P Tsiamas*, M Czerminska , G Makrigiorgos , M Karen , P Zygmanski , Brigham & Women's Hospital/ Dana-Farber Institute/ Harvard Medical School, Boston, MA


TH-C-12A-4 Thursday 10:15AM - 12:15PM Room: 12A

A simplified Total Body Irradiation (TBI) was developed to work with minimal requirements in a compact linac room without custom motorized TBI couch. Results were compared to our existing fixed-gantry double 4 MV linac TBI system with prone patient and simultaneous AP/PA irradiation.

Modulated arc irradiates patient positioned in prone/supine positions along the craniocaudal axis. A simplified inverse planning method developed to optimize dose rate as a function of gantry angle for various patient sizes without the need of graphical 3D treatment planning system. This method can be easily adapted and used with minimal resources. Fixed maximum field size (40x40 cm2) is used to decrease radiation delivery time. Dose rate as a function of gantry angle is optimized to result in uniform dose inside rectangular phantoms of various sizes and a custom VMAT DICOM plans were generated using a DICOM editor tool. Monte Carlo simulations, film and ionization chamber dosimetry for various setups were used to derive and test an extended SSD beam model based on PDD/OAR profiles for Varian 6EX/ TX. Measurements were obtained using solid water phantoms. Dose rate modulation function was determined for various size patients (100cm - 200cm).
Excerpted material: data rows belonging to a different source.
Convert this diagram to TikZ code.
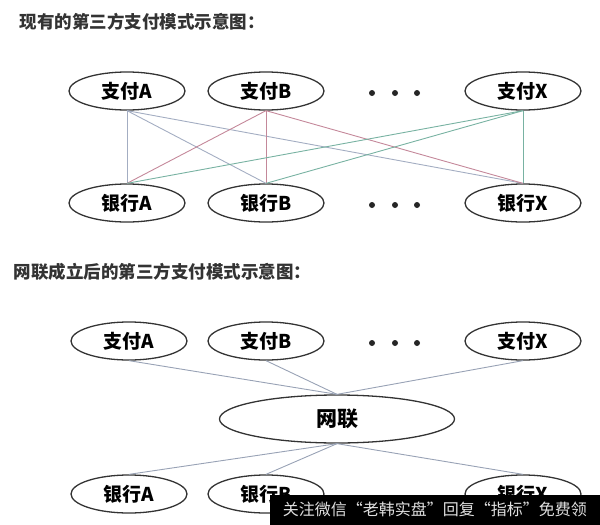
\documentclass[tikz,border=0pt]{standalone}
\usepackage{fontspec}
\setmainfont{Noto Sans CJK SC}
\usetikzlibrary{shapes.geometric}
\definecolor{cline}{HTML}{333333}
\definecolor{linea}{HTML}{A3ADC2}
\definecolor{lineb}{HTML}{C4889A}
\definecolor{linex}{HTML}{78B2A2}
\definecolor{linew}{HTML}{98A2B5}
\tikzset{
  every picture/.style={x=1pt, y=-1pt},
  oval/.style={ellipse, draw=cline, line width=1.3pt, minimum width=116pt, minimum height=38pt, inner sep=0pt, font=\fontsize{19}{22}\selectfont\bfseries},
  link/.style={line width=0.9pt, draw=#1},
  link/.default=linew,
  title/.style={font=\fontsize{17.5}{20}\selectfont\bfseries, anchor=west, text=black!80},
  dot/.style={circle, fill=black!85, inner sep=0pt, minimum size=6pt},
}

\begin{document}
\begin{tikzpicture}
  \useasboundingbox (0,0) rectangle (600,525);
  % existing model
  \node[title] (t1) at (16,22) {现有的第三方支付模式示意图：};
  \foreach \n/\x/\l in {a/127/A, b/266/B, x/523/X} {
    \node[oval] (p\n) at (\x,91) {支付\l};
    \node[oval] (b\n) at (\x,203) {银行\l};
  }
  \foreach \x [count=\i] in {372,395,417} {
    \node[dot] (d\i) at (\x,93) {};
    \node[dot] (e\i) at (\x,205) {};
  }
  \foreach \s/\c in {a/linea, b/lineb, x/linex}
    \foreach \t in {a,b,x}
      \draw[link=\c] (p\s.south) -- (b\t.north);
  % after wanglian
  \node[title] (t2) at (10,272) {网联成立后的第三方支付模式示意图：};
  \node[oval, minimum width=235pt, minimum height=48pt, font=\fontsize{21}{24}\selectfont\bfseries] (wl) at (337,419) {网联};
  \foreach \n/\x/\l in {a/129/A, b/266/B, x/523/X} {
    \node[oval] (q\n) at (\x,341) {支付\l};
    \node[oval] (c\n) at (\x,494) {银行\l};
    \draw[link] (q\n.south) -- (wl.north);
    \draw[link] (wl.south) -- (c\n.north);
  }
  \foreach \x [count=\i] in {372,395,417}
    \node[dot] (f\i) at (\x,343) {};
  % overlay
  \node[fill=black, text=white!88!black, anchor=south east, minimum width=330pt, minimum height=30pt, inner sep=0pt, font=\fontsize{16}{18}\selectfont] (wm) at (600,525) {关注微信“老韩实盘”回复“指标”免费领};
\end{tikzpicture}
\end{document}
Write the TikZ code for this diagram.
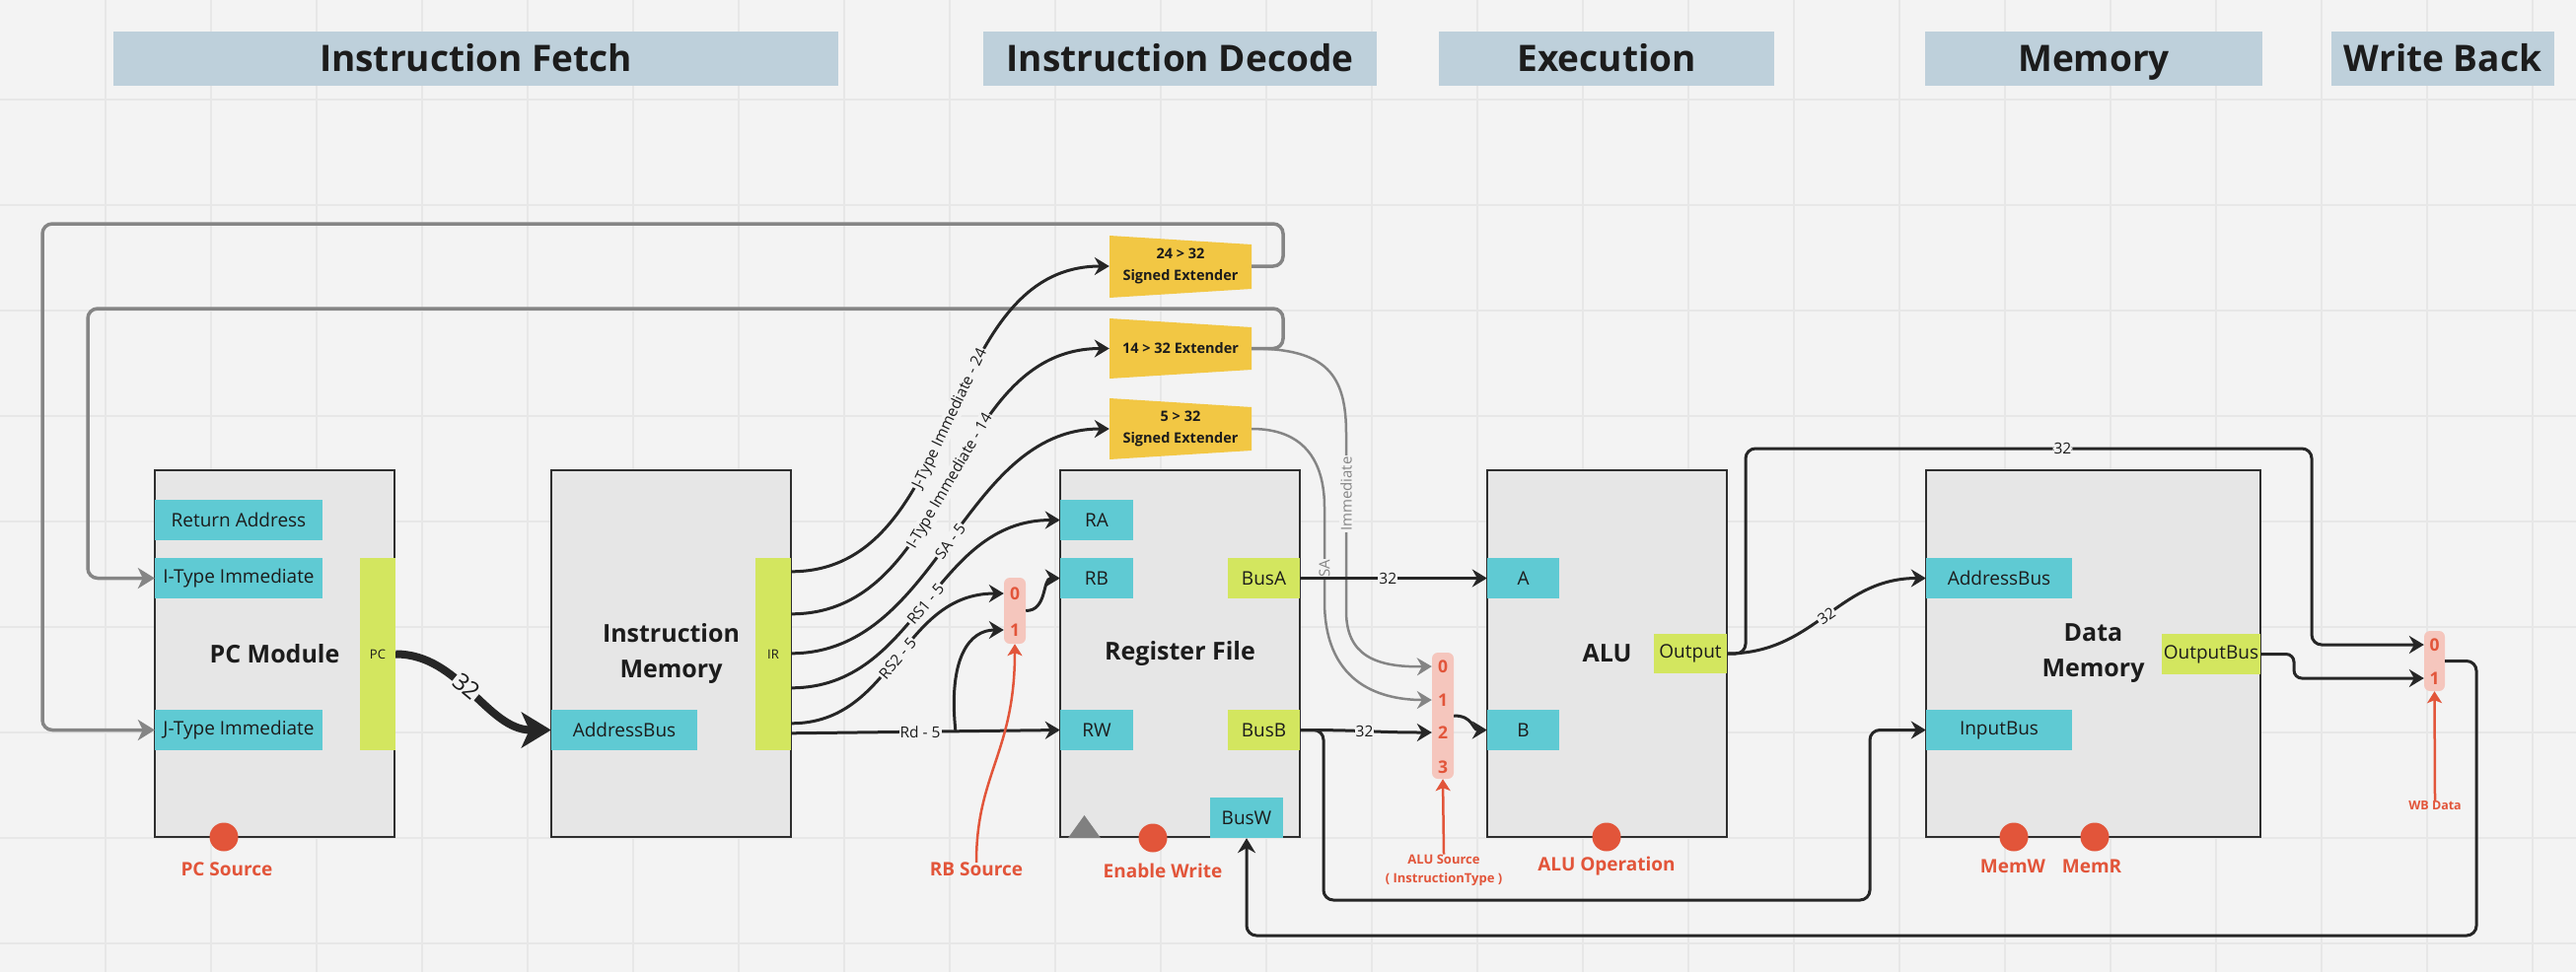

Depending on the size of the patient arc range varied from 100° to 120°.

A PDD/OAR based beam model for modulated arc TBI therapy was developed. Lateral dose profiles produced were similar to profiles of our existing TBI facility. Calculated delivery time and full arc depended on the size of the patient (~8min/ 100° - 10min/ 120°, 100 cGy). Dose heterogeneity varied by about ±5% - ±10% depending on the patient size and distance to the surface (buildup region).

TBI using simplified modulated arc along craniocaudal axis of different size patients positioned on the floor can be achieved without graphical / inverse 3D planning.